[Entries with chart source code]
§ §

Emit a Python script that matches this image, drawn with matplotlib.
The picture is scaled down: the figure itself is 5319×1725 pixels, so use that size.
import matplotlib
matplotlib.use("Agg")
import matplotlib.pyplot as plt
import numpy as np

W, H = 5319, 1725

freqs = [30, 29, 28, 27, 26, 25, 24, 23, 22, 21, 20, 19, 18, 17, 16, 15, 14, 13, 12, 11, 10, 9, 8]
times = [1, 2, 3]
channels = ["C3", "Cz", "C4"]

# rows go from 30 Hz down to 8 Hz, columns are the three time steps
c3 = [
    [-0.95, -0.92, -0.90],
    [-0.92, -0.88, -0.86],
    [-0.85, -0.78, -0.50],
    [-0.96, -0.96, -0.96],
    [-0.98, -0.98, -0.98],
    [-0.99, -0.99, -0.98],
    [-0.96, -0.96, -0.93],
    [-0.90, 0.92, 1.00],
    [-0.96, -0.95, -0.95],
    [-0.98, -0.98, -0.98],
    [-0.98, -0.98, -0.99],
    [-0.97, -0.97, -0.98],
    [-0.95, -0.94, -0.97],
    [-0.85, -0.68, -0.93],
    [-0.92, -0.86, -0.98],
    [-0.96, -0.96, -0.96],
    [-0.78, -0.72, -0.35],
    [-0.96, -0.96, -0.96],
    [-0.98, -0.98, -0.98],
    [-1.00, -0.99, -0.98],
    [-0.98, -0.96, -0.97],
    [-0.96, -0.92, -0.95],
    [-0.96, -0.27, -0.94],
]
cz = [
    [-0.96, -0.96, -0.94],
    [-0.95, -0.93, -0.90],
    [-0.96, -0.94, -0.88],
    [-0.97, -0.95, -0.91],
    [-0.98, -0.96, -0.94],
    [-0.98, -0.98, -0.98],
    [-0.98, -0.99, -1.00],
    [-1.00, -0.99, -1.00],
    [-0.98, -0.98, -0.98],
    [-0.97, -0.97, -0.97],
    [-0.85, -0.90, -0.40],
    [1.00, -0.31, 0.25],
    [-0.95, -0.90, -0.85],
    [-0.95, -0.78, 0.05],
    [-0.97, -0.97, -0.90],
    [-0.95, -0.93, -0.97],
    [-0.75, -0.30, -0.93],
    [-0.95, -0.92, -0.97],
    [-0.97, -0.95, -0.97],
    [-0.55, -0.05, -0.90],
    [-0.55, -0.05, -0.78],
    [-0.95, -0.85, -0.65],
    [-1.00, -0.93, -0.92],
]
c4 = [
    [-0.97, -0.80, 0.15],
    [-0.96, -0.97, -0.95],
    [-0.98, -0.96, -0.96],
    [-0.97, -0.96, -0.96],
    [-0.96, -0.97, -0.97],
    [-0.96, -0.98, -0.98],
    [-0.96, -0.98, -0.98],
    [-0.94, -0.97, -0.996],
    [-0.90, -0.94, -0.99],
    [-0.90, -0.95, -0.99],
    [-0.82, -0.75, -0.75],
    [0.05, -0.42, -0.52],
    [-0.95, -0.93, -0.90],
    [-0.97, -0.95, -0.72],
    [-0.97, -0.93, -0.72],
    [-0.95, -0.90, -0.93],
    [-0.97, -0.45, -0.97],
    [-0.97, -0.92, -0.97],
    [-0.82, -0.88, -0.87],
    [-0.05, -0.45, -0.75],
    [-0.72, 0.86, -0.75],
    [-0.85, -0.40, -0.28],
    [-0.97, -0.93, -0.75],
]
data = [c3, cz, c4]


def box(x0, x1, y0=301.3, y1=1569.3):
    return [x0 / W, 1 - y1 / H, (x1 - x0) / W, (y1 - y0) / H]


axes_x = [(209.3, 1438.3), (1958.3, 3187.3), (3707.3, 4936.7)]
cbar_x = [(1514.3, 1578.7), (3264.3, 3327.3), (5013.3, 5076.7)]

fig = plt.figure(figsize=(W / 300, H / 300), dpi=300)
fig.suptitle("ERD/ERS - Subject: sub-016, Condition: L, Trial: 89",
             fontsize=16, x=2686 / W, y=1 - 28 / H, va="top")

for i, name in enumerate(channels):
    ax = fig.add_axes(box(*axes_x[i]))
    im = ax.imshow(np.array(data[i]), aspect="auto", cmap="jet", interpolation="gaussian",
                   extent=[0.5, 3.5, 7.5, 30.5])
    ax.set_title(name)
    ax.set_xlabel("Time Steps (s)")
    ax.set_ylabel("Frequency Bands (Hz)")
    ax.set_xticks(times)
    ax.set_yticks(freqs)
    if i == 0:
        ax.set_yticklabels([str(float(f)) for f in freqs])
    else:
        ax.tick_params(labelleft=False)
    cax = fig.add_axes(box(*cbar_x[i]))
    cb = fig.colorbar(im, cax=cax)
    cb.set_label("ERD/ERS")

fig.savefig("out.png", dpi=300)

§ §

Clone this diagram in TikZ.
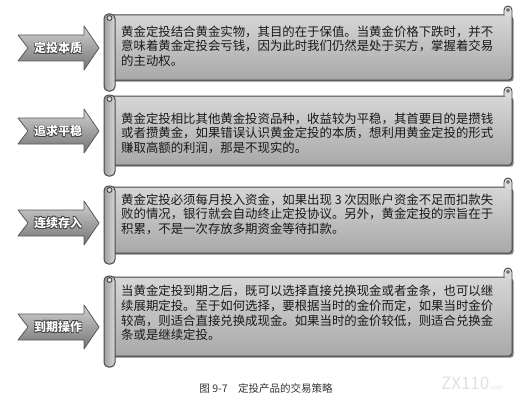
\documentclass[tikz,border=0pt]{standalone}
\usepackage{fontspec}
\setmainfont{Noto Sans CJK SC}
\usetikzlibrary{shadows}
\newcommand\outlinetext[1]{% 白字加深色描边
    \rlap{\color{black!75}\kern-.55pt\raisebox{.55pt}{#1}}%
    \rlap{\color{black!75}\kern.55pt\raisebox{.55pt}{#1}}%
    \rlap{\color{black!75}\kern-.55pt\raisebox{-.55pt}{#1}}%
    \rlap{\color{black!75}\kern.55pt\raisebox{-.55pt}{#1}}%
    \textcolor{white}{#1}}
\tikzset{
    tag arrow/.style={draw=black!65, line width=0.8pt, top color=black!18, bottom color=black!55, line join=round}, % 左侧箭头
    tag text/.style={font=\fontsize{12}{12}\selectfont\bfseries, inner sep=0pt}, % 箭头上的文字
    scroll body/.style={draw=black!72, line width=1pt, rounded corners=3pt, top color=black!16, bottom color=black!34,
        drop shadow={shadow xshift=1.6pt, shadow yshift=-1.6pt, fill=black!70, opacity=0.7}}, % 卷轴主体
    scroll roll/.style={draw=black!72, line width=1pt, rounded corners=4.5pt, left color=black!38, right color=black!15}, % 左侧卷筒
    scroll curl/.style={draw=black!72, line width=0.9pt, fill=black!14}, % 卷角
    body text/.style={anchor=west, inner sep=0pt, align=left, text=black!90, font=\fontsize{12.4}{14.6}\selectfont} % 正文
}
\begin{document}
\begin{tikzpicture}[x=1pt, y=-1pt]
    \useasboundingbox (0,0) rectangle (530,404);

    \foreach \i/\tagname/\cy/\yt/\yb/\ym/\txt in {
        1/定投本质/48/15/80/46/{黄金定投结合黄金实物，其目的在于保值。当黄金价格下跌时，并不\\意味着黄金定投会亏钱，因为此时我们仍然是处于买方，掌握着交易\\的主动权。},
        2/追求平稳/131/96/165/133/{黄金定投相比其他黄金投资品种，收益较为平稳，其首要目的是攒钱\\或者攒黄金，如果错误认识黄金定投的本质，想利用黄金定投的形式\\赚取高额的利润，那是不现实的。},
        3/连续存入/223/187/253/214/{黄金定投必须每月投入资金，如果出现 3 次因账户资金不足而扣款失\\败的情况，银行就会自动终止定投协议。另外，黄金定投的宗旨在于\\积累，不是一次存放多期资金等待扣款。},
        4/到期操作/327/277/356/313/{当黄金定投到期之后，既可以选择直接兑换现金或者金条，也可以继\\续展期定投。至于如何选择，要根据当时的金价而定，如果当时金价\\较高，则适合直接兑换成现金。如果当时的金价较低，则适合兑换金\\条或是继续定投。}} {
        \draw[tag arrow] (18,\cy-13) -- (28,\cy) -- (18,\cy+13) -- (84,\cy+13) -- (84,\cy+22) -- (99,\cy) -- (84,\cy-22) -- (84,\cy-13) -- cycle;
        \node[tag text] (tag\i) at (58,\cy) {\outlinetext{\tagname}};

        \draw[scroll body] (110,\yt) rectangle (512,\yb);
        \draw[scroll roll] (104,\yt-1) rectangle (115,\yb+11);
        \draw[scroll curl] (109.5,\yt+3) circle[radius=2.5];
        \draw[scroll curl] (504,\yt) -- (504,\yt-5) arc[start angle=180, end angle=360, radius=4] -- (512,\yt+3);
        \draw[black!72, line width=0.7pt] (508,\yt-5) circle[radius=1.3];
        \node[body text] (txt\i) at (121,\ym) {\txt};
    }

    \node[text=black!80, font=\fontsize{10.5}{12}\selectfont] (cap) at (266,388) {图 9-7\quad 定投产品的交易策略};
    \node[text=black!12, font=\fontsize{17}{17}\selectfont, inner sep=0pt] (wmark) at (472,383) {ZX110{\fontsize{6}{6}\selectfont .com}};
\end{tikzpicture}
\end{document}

§ §

What is asked.
Above are some records; extract exactly the lines from the one containing "Clone this diagram in TikZ." through the one containing "text] (tag\i) at" and drop the pictures.

Exercise result.
Clone this diagram in TikZ.
\documentclass[tikz,border=0pt]{standalone}
\usepackage{fontspec}
\setmainfont{Noto Sans CJK SC}
\usetikzlibrary{shadows}
\newcommand\outlinetext[1]{% 白字加深色描边
    \rlap{\color{black!75}\kern-.55pt\raisebox{.55pt}{#1}}%
    \rlap{\color{black!75}\kern.55pt\raisebox{.55pt}{#1}}%
    \rlap{\color{black!75}\kern-.55pt\raisebox{-.55pt}{#1}}%
    \rlap{\color{black!75}\kern.55pt\raisebox{-.55pt}{#1}}%
    \textcolor{white}{#1}}
\tikzset{
    tag arrow/.style={draw=black!65, line width=0.8pt, top color=black!18, bottom color=black!55, line join=round}, % 左侧箭头
    tag text/.style={font=\fontsize{12}{12}\selectfont\bfseries, inner sep=0pt}, % 箭头上的文字
    scroll body/.style={draw=black!72, line width=1pt, rounded corners=3pt, top color=black!16, bottom color=black!34,
        drop shadow={shadow xshift=1.6pt, shadow yshift=-1.6pt, fill=black!70, opacity=0.7}}, % 卷轴主体
    scroll roll/.style={draw=black!72, line width=1pt, rounded corners=4.5pt, left color=black!38, right color=black!15}, % 左侧卷筒
    scroll curl/.style={draw=black!72, line width=0.9pt, fill=black!14}, % 卷角
    body text/.style={anchor=west, inner sep=0pt, align=left, text=black!90, font=\fontsize{12.4}{14.6}\selectfont} % 正文
}
\begin{document}
\begin{tikzpicture}[x=1pt, y=-1pt]
    \useasboundingbox (0,0) rectangle (530,404);

    \foreach \i/\tagname/\cy/\yt/\yb/\ym/\txt in {
        1/定投本质/48/15/80/46/{黄金定投结合黄金实物，其目的在于保值。当黄金价格下跌时，并不\\意味着黄金定投会亏钱，因为此时我们仍然是处于买方，掌握着交易\\的主动权。},
        2/追求平稳/131/96/165/133/{黄金定投相比其他黄金投资品种，收益较为平稳，其首要目的是攒钱\\或者攒黄金，如果错误认识黄金定投的本质，想利用黄金定投的形式\\赚取高额的利润，那是不现实的。},
        3/连续存入/223/187/253/214/{黄金定投必须每月投入资金，如果出现 3 次因账户资金不足而扣款失\\败的情况，银行就会自动终止定投协议。另外，黄金定投的宗旨在于\\积累，不是一次存放多期资金等待扣款。},
        4/到期操作/327/277/356/313/{当黄金定投到期之后，既可以选择直接兑换现金或者金条，也可以继\\续展期定投。至于如何选择，要根据当时的金价而定，如果当时金价\\较高，则适合直接兑换成现金。如果当时的金价较低，则适合兑换金\\条或是继续定投。}} {
        \draw[tag arrow] (18,\cy-13) -- (28,\cy) -- (18,\cy+13) -- (84,\cy+13) -- (84,\cy+22) -- (99,\cy) -- (84,\cy-22) -- (84,\cy-13) -- cycle;
        \node[tag text] (tag\i) at (58,\cy) {\outlinetext{\tagname}};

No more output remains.